The tutorial says at the beginning: “The first axis is the sequence itself, the second indexes instances in the mini-batch, and the third indexes elements of the input. We haven’t discussed mini-batching, so let’s just ignore that and assume we will always have just 1 dimension on the second axis.” This suggests that we will be dealing with batches of size 1.
But then the tutorial instanciates the nn.NLLLoss function and in the first iteration passes tag_scores of shape (5, 3) and targets of shape (5) to it. According to the docs of the loss function, the first dimension is the size of the mini-batch. Which suggests that in the tutorial the batches are of size 5 now.
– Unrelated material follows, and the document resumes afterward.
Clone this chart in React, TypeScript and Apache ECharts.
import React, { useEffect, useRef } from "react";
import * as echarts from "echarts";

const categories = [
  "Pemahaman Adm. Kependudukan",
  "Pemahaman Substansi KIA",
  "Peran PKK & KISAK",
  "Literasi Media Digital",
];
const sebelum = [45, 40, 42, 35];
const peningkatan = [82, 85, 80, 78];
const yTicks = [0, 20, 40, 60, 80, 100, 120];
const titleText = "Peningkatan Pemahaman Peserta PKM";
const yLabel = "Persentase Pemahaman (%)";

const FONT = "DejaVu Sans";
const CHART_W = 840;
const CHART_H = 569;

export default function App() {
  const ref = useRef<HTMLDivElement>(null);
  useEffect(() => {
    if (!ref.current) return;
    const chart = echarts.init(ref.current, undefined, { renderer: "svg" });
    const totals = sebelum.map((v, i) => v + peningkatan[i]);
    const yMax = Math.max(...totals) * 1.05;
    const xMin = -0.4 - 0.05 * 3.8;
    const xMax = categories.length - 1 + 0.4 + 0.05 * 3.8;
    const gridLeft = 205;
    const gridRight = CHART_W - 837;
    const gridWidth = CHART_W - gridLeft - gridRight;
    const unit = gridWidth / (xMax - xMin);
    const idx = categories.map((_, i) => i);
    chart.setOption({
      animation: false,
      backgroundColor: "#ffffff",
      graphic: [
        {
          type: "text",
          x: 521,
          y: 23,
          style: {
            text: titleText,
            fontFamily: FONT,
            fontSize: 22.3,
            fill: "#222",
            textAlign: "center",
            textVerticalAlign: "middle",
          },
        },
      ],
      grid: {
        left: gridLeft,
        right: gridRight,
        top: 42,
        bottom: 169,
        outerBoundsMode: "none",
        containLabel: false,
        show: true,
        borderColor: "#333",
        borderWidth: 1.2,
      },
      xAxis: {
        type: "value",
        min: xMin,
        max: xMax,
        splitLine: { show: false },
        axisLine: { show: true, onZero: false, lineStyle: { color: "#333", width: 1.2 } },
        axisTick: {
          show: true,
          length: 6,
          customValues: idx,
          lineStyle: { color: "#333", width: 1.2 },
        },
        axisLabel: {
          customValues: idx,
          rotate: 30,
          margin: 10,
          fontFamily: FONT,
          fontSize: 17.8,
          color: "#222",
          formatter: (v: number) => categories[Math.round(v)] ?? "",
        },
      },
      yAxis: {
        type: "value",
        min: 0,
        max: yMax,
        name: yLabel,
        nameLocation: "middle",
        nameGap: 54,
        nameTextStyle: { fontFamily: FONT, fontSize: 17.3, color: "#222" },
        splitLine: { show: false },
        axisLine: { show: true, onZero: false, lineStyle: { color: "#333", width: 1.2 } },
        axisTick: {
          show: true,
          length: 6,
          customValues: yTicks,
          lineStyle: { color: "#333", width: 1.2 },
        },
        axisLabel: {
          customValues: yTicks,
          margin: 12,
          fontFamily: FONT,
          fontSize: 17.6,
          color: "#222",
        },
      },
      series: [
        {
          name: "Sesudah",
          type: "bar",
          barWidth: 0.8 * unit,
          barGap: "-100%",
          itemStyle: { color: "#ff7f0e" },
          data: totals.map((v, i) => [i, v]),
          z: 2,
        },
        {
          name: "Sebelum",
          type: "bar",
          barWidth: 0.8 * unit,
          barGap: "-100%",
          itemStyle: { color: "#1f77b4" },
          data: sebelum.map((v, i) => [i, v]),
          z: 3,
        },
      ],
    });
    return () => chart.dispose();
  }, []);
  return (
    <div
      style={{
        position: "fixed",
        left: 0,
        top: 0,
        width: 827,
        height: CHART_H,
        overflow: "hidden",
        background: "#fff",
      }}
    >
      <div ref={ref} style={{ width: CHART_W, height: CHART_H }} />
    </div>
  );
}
Which is correct? Isn’t 5 the sequence length (the length of the “the dog ate the apple” sentence), not the mini-batch size?
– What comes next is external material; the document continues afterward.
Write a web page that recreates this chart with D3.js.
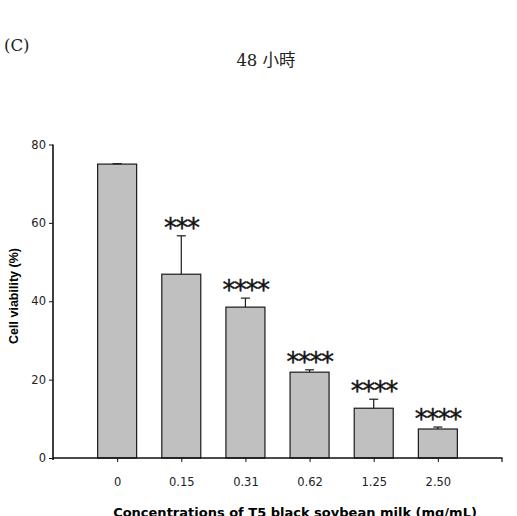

If instead of 1 sequence of length 5 I had, say, a mini-batch of 32 sequences of length 5, what would be the shape of the nn.NLLLoss input then? (160, 3), (160)?
Yes, the sequence length is 5. The 3 stems from the 3 probabilities that you get for each token since you have 3 possible tags (in this simplified) example here. For example, if you replace
tag_scores = F.log_softmax(tag_space, dim=1)
with
tag_scores = F.softmax(tag_space, dim=1)
the 3 probabilities in each of the 5 rows should sum up to 1. The value in targets are 0, 1, or 2, reflecting with class/probability is the correct one for each token.
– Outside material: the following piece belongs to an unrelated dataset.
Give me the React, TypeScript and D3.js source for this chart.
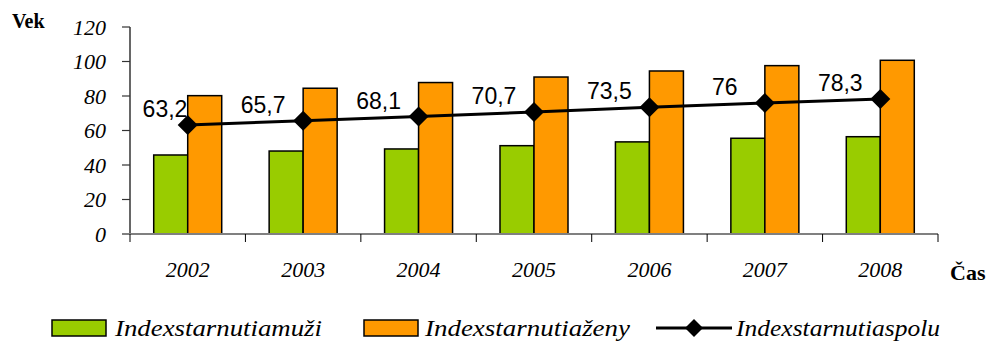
import React from "react";
import * as d3 from "d3";

const years = ["2002", "2003", "2004", "2005", "2006", "2007", "2008"];
const muzi = [45.8, 48.1, 49.3, 51.2, 53.4, 55.5, 56.4];
const zeny = [80.2, 84.5, 87.8, 91.0, 94.5, 97.6, 100.7];
const spolu = [63.2, 65.7, 68.1, 70.7, 73.5, 76, 78.3];
const spoluLabels = ["63,2", "65,7", "68,1", "70,7", "73,5", "76", "78,3"];
const yTicks = [0, 20, 40, 60, 80, 100, 120];
const seriesNames = ["Indexstarnutiamuži", "Indexstarnutiaženy", "Indexstarnutiaspolu"];

const W = 993;
const H = 342;
const x0 = 130;
const x1 = 938;
const yTop = 27;
const yBot = 234;
const GREEN = "#99CC00";
const ORANGE = "#FF9900";
const SERIF =
  '"Times New Roman", Times, Tinos, "Liberation Serif", "Noto Serif", "DejaVu Serif", FreeSerif, "Nimbus Roman", "Nimbus Roman No9 L", serif';
const SANS = '"Liberation Sans", Arial, sans-serif';

const serifItalic = { fontFamily: SERIF, fontStyle: "italic" as const };
const serifBold = { fontFamily: SERIF, fontWeight: 700 as const };

export default function App() {
  const x = d3.scaleBand<string>().domain(years).range([x0, x1]).padding(0);
  const y = d3.scaleLinear().domain([0, 120]).range([yBot, yTop]);
  const bw = 34;
  const line = d3
    .line<number>()
    .x((_, i) => (x(years[i]) as number) + x.bandwidth() / 2)
    .y((d) => y(d));
  const diamond = (cx: number, cy: number, r: number) =>
    `M${cx},${cy - r}L${cx + r},${cy}L${cx},${cy + r}L${cx - r},${cy}Z`;

  const boundaries = years.map((yr) => x(yr) as number).concat([x1]);

  return (
    <svg
      width={W}
      height={H}
      style={{ position: "absolute", left: 0, top: 0, background: "#fff" }}
    >
      {/* y axis */}
      <line x1={x0} x2={x0} y1={yTop} y2={yBot} stroke="#000" strokeWidth={1.2} />
      {yTicks.map((t) => (
        <g key={t}>
          <line x1={x0 - 8} x2={x0} y1={y(t)} y2={y(t)} stroke="#333" strokeWidth={1.2} />
          <text
            x={106}
            y={y(t)}
            dy="0.35em"
            textAnchor="end"
            style={{ ...serifItalic, fontSize: 22 }}
            fill="#000"
          >
            {t}
          </text>
        </g>
      ))}
      <text x={12} y={28} style={{ ...serifBold, fontSize: 20 }}>
        Vek
      </text>

      {/* bars */}
      {years.map((yr, i) => {
        const cx = (x(yr) as number) + x.bandwidth() / 2;
        return (
          <g key={yr}>
            <rect
              x={cx - bw}
              y={y(muzi[i])}
              width={bw}
              height={yBot - y(muzi[i])}
              fill={GREEN}
              stroke="#000"
              strokeWidth={1.5}
            />
            <rect
              x={cx}
              y={y(zeny[i])}
              width={bw}
              height={yBot - y(zeny[i])}
              fill={ORANGE}
              stroke="#000"
              strokeWidth={1.5}
            />
          </g>
        );
      })}

      {/* x axis */}
      <line x1={x0 - 8} x2={x1} y1={yBot} y2={yBot} stroke="#808080" strokeWidth={2} />
      {boundaries.map((bx, i) => (
        <line key={i} x1={bx} x2={bx} y1={yBot} y2={yBot + 8} stroke="#000" strokeWidth={1} />
      ))}
      {years.map((yr) => (
        <text
          key={yr}
          x={(x(yr) as number) + x.bandwidth() / 2}
          y={277}
          textAnchor="middle"
          style={{ ...serifItalic, fontSize: 22 }}
        >
          {yr}
        </text>
      ))}
      <text x={950} y={280} style={{ ...serifBold, fontSize: 22 }}>
        Čas
      </text>

      {/* line */}
      <path d={line(spolu) || ""} fill="none" stroke="#000" strokeWidth={3} />
      {spolu.map((v, i) => {
        const cx = (x(years[i]) as number) + x.bandwidth() / 2;
        return <path key={i} d={diamond(cx, y(v), 10)} fill="#000" />;
      })}
      {spolu.map((v, i) => {
        const cx = (x(years[i]) as number) + x.bandwidth() / 2;
        const lx = Math.max(cx - 40, x0 + 35);
        return (
          <text
            key={i}
            x={lx}
            y={y(v) - 8}
            textAnchor="middle"
            style={{ fontFamily: SANS, fontSize: 23 }}
            fill="#000"
          >
            {spoluLabels[i]}
          </text>
        );
      })}

      {/* legend */}
      <rect x={52} y={320} width={54} height={16} fill={GREEN} stroke="#000" strokeWidth={1.5} />
      <text x={115} y={336} style={{ ...serifItalic, fontSize: 23 }} textLength={207} lengthAdjust="spacingAndGlyphs">
        {seriesNames[0]}
      </text>
      <rect x={364} y={320} width={54} height={16} fill={ORANGE} stroke="#000" strokeWidth={1.5} />
      <text x={425} y={336} style={{ ...serifItalic, fontSize: 23 }} textLength={205} lengthAdjust="spacingAndGlyphs">
        {seriesNames[1]}
      </text>
      <line x1={656} x2={732} y1={328} y2={328} stroke="#000" strokeWidth={3} />
      <path d={diamond(694, 328, 9)} fill="#000" />
      <text x={736} y={336} style={{ ...serifItalic, fontSize: 23 }} textLength={204} lengthAdjust="spacingAndGlyphs">
        {seriesNames[2]}
      </text>
    </svg>
  );
}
Side note: I’m note sure, but extending this tutorial to mini-batches might be tricky. This tutorial uses a lot of view() commands that might cause problems.
So, if I understand correctly, if the output of my nn.LSTM layer has a shape of (BATCH_SIZE, SEQ_LENGTH, HIDDEN_DIM), then I the arguments of the nn.NLLLoss instance (its input and target) should have the next shape: (BATCH_SIZE * SEQ_LENGTH, HIDDEN_DIM) and (BATCH_SIZE * SEQ_LENGTH).
You need to be careful! Have a look how the nn.LSTM layer has been defined:
self.lstm = nn.LSTM(embedding_dim, hidden_dim)
This means it uses the default input parameter batch_first=False. If you check the docs for nn.LSTM, the shape of lstm_out is (seq_len, batch_size, hidden_size) – not this also assume that bidirectional=False.
Before you push this through self.hidden2tag, you need to get it into the shape of (batch_size, seq_len, hidden_size). The tutorial uses .view() for that which I would highly discourage. I would recommend
lstm_out = lstm_out.transpose(1,0)
or
lstm_out = lstm_out.permute(1,0,2)
Then, after the call on that “corrected” lstm_out
tag_space = self.hidden2tag(lstm_out)
tag_space will have a shape of (batch_size, seq_len, 3), which is what you want: for each sequence in your batch and each word in a sequence, you want the 3 probabilities.
In the general case – i.e., when using batches with more than 1 sequence – the shape of targets then is (batch_size, seq_len), where the values at each position of the tensor are 0, 1, or 2, indicating the correct class / label.
IMPORTANT: Since this tutorial uses only batches of size 1, things are simpler and the .view() command probably works. For batches of size > 1, I’m doubt this code will still work properly.
I have a complete example for an RNN-based NER tagger, which is the same setup but predicting NER tags for each token/word instead of POS tags. Here’s the notebook and the corresponding script. Note that it defines the nn.LSTM layer with bidirectional=True and batch_first=True. But conceptually, it’s the same setup/architecture.
Important is also the line
loss = criterion(outputs.permute(0,2,1), targets)
more specifically the .permute(0,2,1). Again, you have to check the docs for the loss function to see that the expected input shape is (batch_size, target_size, seq_len)
I’m fairly certain that this only runs because batch_size=1 and wouldn’t otherwise. Of course, have larger batches requires to handle sequences of different lengths – hence, this tutorial ignores this, I would think. In the notebook I link, I use a custom sampler that generates batches that always contain sequences of the same length.
Calling my loss function similarly to how you do it in your notebook (criterion(outputs.permute(0,2,1), targets)),
Setting batch_first to its default value and transposing the LSTM input / output correspondingly.
Everything worked as expected.
To be honest, I did not find a good reason for batch_first to be False by default (including this forum): it seems like it only leads to two extra transpose(1, 0) calls before and after the LSTM layer without readability / performance improvements, but that’s probably a separate topic.